Curieusement, c’est au cours de ce même périple 2016, quelques jours après la triste découverte de la disparition de ce vénérable parviflorus, que j’ai pu en voir d’autres d’assez grande taille. Le 27 avril précisément, le long de la frontière entre Utah et Arizona. J’étais allé ce jour-là à la rencontre de personnes autochtones des Réserves Indiennes situées aux environs de Page et de Kanab/Fredonia. Je souhaitais rencontrer des botanistes ou des responsables de ressources naturelles dans l’espoir qu’ils me guident et m’aident à trouver de beaux spécimens de Sclerocactus au sein de leurs territoires dont l’accès peut être limité.
Le fait qu’un étranger vienne à leur rencontre à propos de cactées présentes sur leurs terres avait de quoi les surprendre. Qu’il leur montre, en plus, son site internet consacré à ces cactées ne pouvait que les intéresser. J’ai été partout bien reçu et écouté, avec bienveillance et attention, et je les en remercie une fois encore. Grâce à eux, j’ai découvert quelques spécimens de parviflorus auxquels personne ne portait plus attention. Après avoir emprunté des pistes improbables et chaotiques, je pouvais ainsi observer aux alentours de Fredonia, sur les pentes d’une petite colline à la végétation très clairsemée, deux spécimens de parviflorus à fleurs rose.
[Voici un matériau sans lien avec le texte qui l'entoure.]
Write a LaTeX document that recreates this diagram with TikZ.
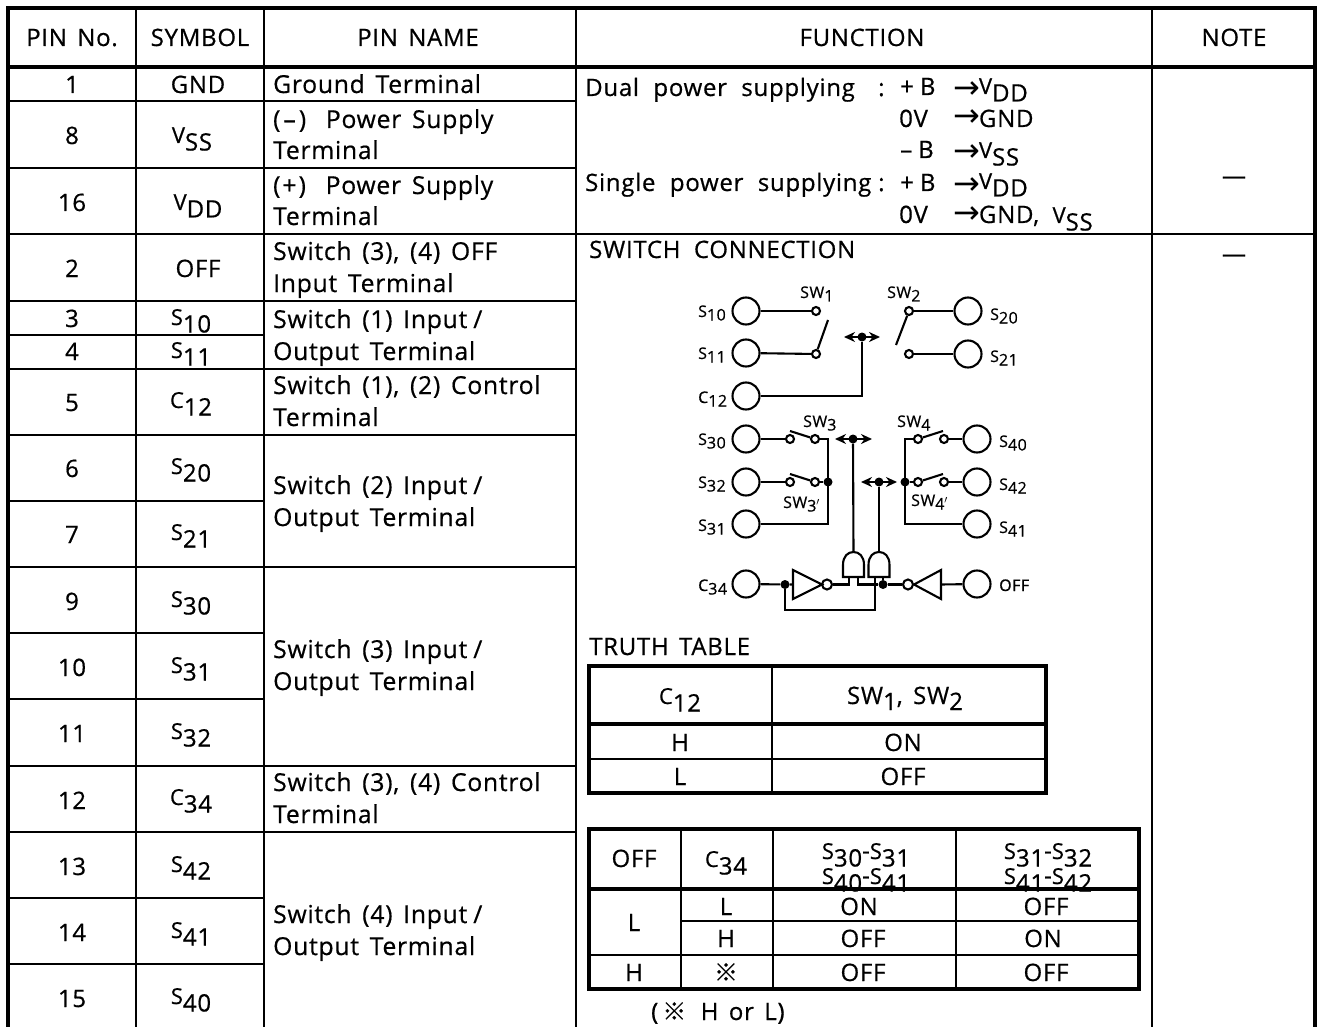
\documentclass[tikz,border=0pt]{standalone}
\usepackage{fontspec}
\setmainfont[LetterSpace=3,WordSpace=1.5,FakeBold=0.6]{Open Sans}
\newfontfamily\sym{DejaVu Sans}
\newfontfamily\cjkf[FakeBold=0.3]{Noto Sans CJK JP}
\usetikzlibrary{arrows.meta,calc}
\newcommand{\sy}[2]{{\fontsize{22}{22}\selectfont #1}\raisebox{-7.5pt}{#2}}
\newcommand{\syb}[2]{{\fontsize{16}{16}\selectfont #1}\raisebox{-3.5pt}{{\fontsize{16}{16}\selectfont #2}}}
\newcommand{\toarr}[1]{\raisebox{#1}{\sym\fontsize{32}{22}\selectfont →}\kern-1pt}
\newcommand{\andgate}[2]{%
  \draw[wire] (#2,577) -- (#2,565) .. controls (#2,556) and ($(#2,552)+(5,0)$) .. ($(#2,552)+(10.5,0)$)
   .. controls ($(#2,552)+(16,0)$) and ($(#2,556)+(21,0)$) .. ($(#2,565)+(21,0)$) -- ($(#2,577)+(21,0)$) -- cycle;
  \coordinate (#1top) at ($(#2,552)+(10.5,0)$);}
\tikzset{x=1pt,y=-1pt,
  txt/.style={font=\fontsize{24}{24}\selectfont,inner sep=0pt,anchor=base west},
  nmt/.style={font=\fontsize{24.7}{24}\selectfont,inner sep=0pt,anchor=base west},
  ctr/.style={font=\fontsize{24}{24}\selectfont,inner sep=0pt,anchor=base},
  lab/.style={font=\fontsize{16}{16}\selectfont,inner sep=0pt,anchor=base west},
  thin grid/.style={line width=2pt,line cap=rect},
  thick grid/.style={line width=4.4pt,line cap=rect},
  wire/.style={line width=2.1pt,line join=miter},
  term/.style={circle,draw,line width=2.1pt,minimum size=27pt,inner sep=0pt},
  cont/.style={circle,draw,line width=2.1pt,minimum size=8pt,inner sep=0pt},
  bub/.style={circle,draw,line width=2.1pt,minimum size=10pt,inner sep=0pt},
  jun/.style={circle,fill,minimum size=9pt,inner sep=0pt},
  ctl/.style={line width=2.1pt,-{Stealth[length=11pt,width=10pt]}},
}
\begin{document}
\begin{tikzpicture}
\useasboundingbox (0,0) rectangle (1318,1027);
\clip (0,0) rectangle (1318,1027);
% frame
\draw[thick grid] (8,1030) -- (8,8) -- (1315,8) -- (1315,1030);
\draw[thick grid] (8,67) -- (1315,67);
\foreach \x in {136,264,576,1152} \draw[thin grid] (\x,8) -- (\x,1030);
\foreach \y in {101,168,234,301,335,369,435,501,567,633,699,766,832,898,964} \draw[thin grid] (8,\y) -- (264,\y);
\foreach \y in {101,168,234,301,369,435,567,766,832} \draw[thin grid] (264,\y) -- (576,\y);
\draw[thin grid] (576,234) -- (1315,234);
% header
\node[ctr] (h1) at (72,46) {PIN No.};
\node[ctr] (h2) at (200,46) {SYMBOL};
\node[ctr] (h3) at (418,46) {PIN NAME};
\node[ctr] (h4) at (862,46) {FUNCTION};
\node[ctr] (h5) at (1234,46) {NOTE};
% pins
\foreach \n/\y in {1/93,8/144,16/211,2/277,3/327,4/360,5/411,6/477,7/543,9/610,10/676,11/742,12/809,13/875,14/941,15/1007}
  \node[ctr] (pin\n) at (72,\y) {\n};
% symbols
\node[ctr] (y1) at (198,93) {GND};
\node[ctr] (y8) at (192,143) {\sy{V}{SS}};
\node[ctr] (y16) at (198,210) {\sy{V}{DD}};
\node[ctr] (y2) at (198,277) {OFF};
\foreach \n/\y/\a/\b in {3/325/S/10,4/358/S/11,5/408/C/12,6/474/S/20,7/540/S/21,9/607/S/30,10/673/S/31,11/739/S/32,12/805/C/34,13/872/S/42,14/938/S/41,15/1004/S/40}
  \node[ctr] (y\n) at (191,\y) {\sy{\a}{\b}};
% names
\foreach \k/\y/\t in {a/93/{Ground Terminal},b/128/{(\kern3pt–\kern3pt)\hspace{9pt} Power Supply},c/159/Terminal,d/194/{(\kern2pt+\kern2pt)\hspace{9pt} Power Supply},e/225/Terminal,f/260/{Switch (3), (4) OFF},g/292/{Input Terminal},h/328/{Switch (1) Input\kern6pt/},i/360/{Output Terminal},j/394/{Switch (1), (2) Control},k/426/Terminal,l/494/{Switch (2) Input\kern6pt/},m/526/{Output Terminal},n/658/{Switch (3) Input\kern6pt/},o/690/{Output Terminal},p/791/{Switch (3), (4) Control},q/823/Terminal,r/923/{Switch (4) Input\kern6pt/},s/955/{Output Terminal}}
  \node[nmt] (nm\k) at (273,\y) {\t};
% function
\node[txt] (f1) at (585,96) {Dual\hspace{4pt} power\hspace{4pt} supplying};
\node[txt] (f1c) at (878,96) {:};
\node[txt] (f1b) at (900,95) {+\kern6pt B};
\node[txt] (f1a) at (953,94) {\toarr{-5pt}\sy{V}{DD}};
\node[txt] (f2b) at (899,127) {0V};
\node[txt] (f2a) at (953,127) {\toarr{0pt}GND};
\node[txt] (f3b) at (900,158) {–\kern6pt B};
\node[txt] (f3a) at (953,158) {\toarr{-4pt}\sy{V}{SS}};
\node[txt] (f4) at (585,191) {Single\hspace{4pt} power\hspace{4pt} supplying};
\node[txt] (f4c) at (878,191) {:};
\node[txt] (f4b) at (900,191) {+\kern6pt B};
\node[txt] (f4a) at (953,189) {\toarr{-6pt}\sy{V}{DD}};
\node[txt] (f5b) at (899,223) {0V};
\node[txt] (f5a) at (953,223) {\toarr{-1pt}GND, \hspace{3pt}\sy{V}{SS}};
\node[ctr] (d1) at (1234,184) {—};
\node[ctr] (d2) at (1234,262) {—};
\node[txt] (sc) at (589,258) {SWITCH\hspace{3pt} CONNECTION};
\node[txt] (tt) at (589,655) {TRUTH TABLE};
% truth table 1
\draw[thick grid] (589,666) rectangle (1046,793);
\draw[thick grid] (589,724) -- (1046,724);
\draw[thin grid] (589,759) -- (1046,759);
\draw[thin grid] (772,666) -- (772,793);
\node[ctr] (t1a) at (680,704) {\sy{C}{12}};
\node[ctr] (t1b) at (905,704) {SW\raisebox{-6pt}{1}, SW\raisebox{-6pt}{2}};
\node[ctr] (t1c) at (680,751) {H};
\node[ctr] (t1d) at (903,751) {ON};
\node[ctr] (t1e) at (680,785) {L};
\node[ctr] (t1f) at (903,785) {OFF};
% truth table 2
\node[ctr] (t2a) at (634,867) {OFF};
\node[ctr] (t2b) at (726,867) {\sy{C}{34}};
\node[ctr] (t2c) at (866,859) {\sy{S}{30}-\sy{S}{31}};
\node[ctr] (t2d) at (866,884) {\sy{S}{40}-\sy{S}{41}};
\node[ctr] (t2e) at (1048,859) {\sy{S}{31}-\sy{S}{32}};
\node[ctr] (t2f) at (1048,884) {\sy{S}{41}-\sy{S}{42}};
\draw[thick grid] (589,829) rectangle (1139,989);
\draw[thick grid] (589,889) -- (1139,889);
\draw[thin grid] (681,921) -- (1139,921);
\draw[thin grid] (589,955) -- (1139,955);
\foreach \x in {681,773,956} \draw[thin grid] (\x,829) -- (\x,989);
\node[ctr] (r1a) at (634,931) {L};
\node[ctr] (r1b) at (726,915) {L};
\node[ctr] (r1c) at (859,915) {ON};
\node[ctr] (r1d) at (1046,915) {OFF};
\node[ctr] (r2b) at (726,947) {H};
\node[ctr] (r2c) at (863,947) {OFF};
\node[ctr] (r2d) at (1043,947) {ON};
\node[ctr] (r3a) at (634,981) {H};
\node[ctr] (r3b) at (726,981) {\cjkf ※};
\node[ctr] (r3c) at (863,981) {OFF};
\node[ctr] (r3d) at (1046,981) {OFF};
\node[txt] (nt) at (651,1020) {(\,{\cjkf ※}\, H or L)};
% schematic terminals
\foreach \n/\x/\y in {s10/746/311,s11/746/353,c12/746/396,s30/746/439,s32/746/482,s31/746/524,c34/746/584,s20/968/311,s21/968/354,s40/977/439,s42/977/482,s41/977/524,off/977/584}
  \node[term] (\n) at (\x,\y) {};
\foreach \n/\x/\y/\a/\b in {l10/698/317/S/10,l11/698/359/S/11,l12/698/403/C/12,l30/698/445/S/30,l32/698/488/S/32,l31/698/531/S/31,l34/698/591/C/34,l20/990/320/S/20,l21/990/362/S/21,l40/999/447/S/40,l42/999/490/S/42,l41/999/533/S/41}
  \node[lab] (\n) at (\x,\y) {\syb{\a}{\b}};
\node[lab] (loff) at (999,591) {OFF};
\node[lab] (sw1) at (800,298) {\syb{SW}{1}};
\node[lab] (sw2) at (887,298) {\syb{SW}{2}};
\node[lab] (sw3) at (803,427) {\syb{SW}{3}};
\node[lab] (sw4) at (897,427) {\syb{SW}{4}};
\node[lab] (sw3p) at (783,508) {\syb{SW}{3$'$}};
\node[lab] (sw4p) at (911,506) {\syb{SW}{4$'$}};
% contacts
\foreach \n/\x/\y in {a1/816/311,a2/816/354,b1/909/311,b2/909/354,c1/790/439,c2/815/439,d1c/790/482,d2c/815/482,e1/918/439,e2/944/439,g1/918/482,g2/944/482}
  \node[cont] (\n) at (\x,\y) {};
% wires to contacts
\draw[wire] (s10) -- (a1); \draw[wire] (s11) -- (a2);
\draw[wire] (b1) -- (s20); \draw[wire] (b2) -- (s21);
\draw[wire] (s30) -- (c1); \draw[wire] (s32) -- (d1c);
\draw[wire] (e2) -- (s40); \draw[wire] (g2) -- (s42);
% blades
\coordinate (bl1) at (828,320); \coordinate (bl2) at (896,345);
\coordinate (bl3) at (790,431); \coordinate (bl4) at (790,474);
\coordinate (bl5) at (943,431); \coordinate (bl6) at (943,474);
\draw[wire] (a2) -- (bl1); \draw[wire] (b1) -- (bl2);
\draw[wire] (c2) -- (bl3); \draw[wire] (d2c) -- (bl4);
\draw[wire] (e1) -- (bl5); \draw[wire] (g1) -- (bl6);
% buses
\node[jun] (j3) at (828,482) {};
\node[jun] (j4) at (905,482) {};
\coordinate (b3t) at (828,439); \coordinate (b3b) at (828,524);
\coordinate (b4t) at (905,439); \coordinate (b4b) at (905,524);
\draw[wire] (c2) -- (b3t) -- (b3b) -- (s31);
\draw[wire] (d2c) -- (j3);
\draw[wire] (e1) -- (b4t) -- (b4b) -- (s41);
\draw[wire] (j4) -- (g1);
% control nodes
\node[jun] (k1) at (862,337) {};
\node[jun] (k2) at (853,439) {};
\node[jun] (k3) at (879,482) {};
\coordinate (k1l) at (844,337); \coordinate (k1r) at (880,337);
\coordinate (k2l) at (835,439); \coordinate (k2r) at (872,439);
\coordinate (k3l) at (861,482); \coordinate (k3r) at (897,482);
\foreach \k in {1,2,3} {\draw[ctl] (k\k.center) -- (k\k l); \draw[ctl] (k\k.center) -- (k\k r);}
\coordinate (c12b) at (862,396);
\draw[wire] (c12) -- (c12b) -- (k1);
% gates
\andgate{ga}{843}
\andgate{gb}{868.5}
\draw[wire] (k2) -- (gatop);
\draw[wire] (k3) -- (gbtop);
% inverters
\coordinate (i1a) at (793,570); \coordinate (i1b) at (793,599); \coordinate (i1t) at (822,584.5);
\coordinate (i2a) at (941,570); \coordinate (i2b) at (941,599); \coordinate (i2t) at (914,584.5);
\draw[wire] (i1a) -- (i1t) -- (i1b) -- cycle;
\draw[wire] (i2a) -- (i2t) -- (i2b) -- cycle;
\node[bub] (n1) at (827,584.5) {};
\node[bub] (n2) at (908,584.5) {};
\node[jun] (j5) at (785,584.5) {};
\node[jun] (j6) at (883,584.5) {};
\coordinate (i1m) at (793,584.5); \coordinate (i2m) at (941,584.5);
\draw[wire] (c34) -- (j5) -- (i1m);
\draw[wire] (i2m) -- (off);
\coordinate (g1l) at (849,577); \coordinate (g1lb) at (849,584.5);
\coordinate (g1r) at (858,577); \coordinate (g1rb) at (858,584.5);
\coordinate (g2r) at (883,577);
\coordinate (g2l) at (875,577); \coordinate (lp1) at (875,610); \coordinate (lp2) at (785,610);
\draw[wire] (n1) -- (g1lb) -- (g1l);
\draw[wire] (g1r) -- (g1rb) -- (j6) -- (n2);
\draw[wire] (j6) -- (g2r);
\draw[wire] (g2l) -- (lp1) -- (lp2) -- (j5);
\end{tikzpicture}
\end{document}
Des parviflorus déjà de grande taille et de fort diamètre.
Le plus gros et le plus grand de ces spécimens mesurait, hors épines, près de 25 cm de hauteur pour presque 12 cm de diamètre. C’était un très beau spécimen. Il portait douze boutons floraux. Les premières fleurs commençaient à s’épanouir, mais bien timidement car ce 27 avril était une journée sans soleil. Un ciel triste et grisâtre, d’une couleur presque aussi sombre que celle de la terre dans laquelle poussait ce cactus. Le second, à la tige haute de 21 cm, mais d’un diamètre de presque 12 cm lui aussi, portait moins d’une dizaine de boutons floraux encore à s’épanouir. Ces deux spécimens avaient peut-être 25 à 30 ans d’âge et j’étais un peu désespéré de devoir les photographier sans soleil. Malgré cela, ce 27 avril allait rester une journée d’heureuses et instructives découvertes.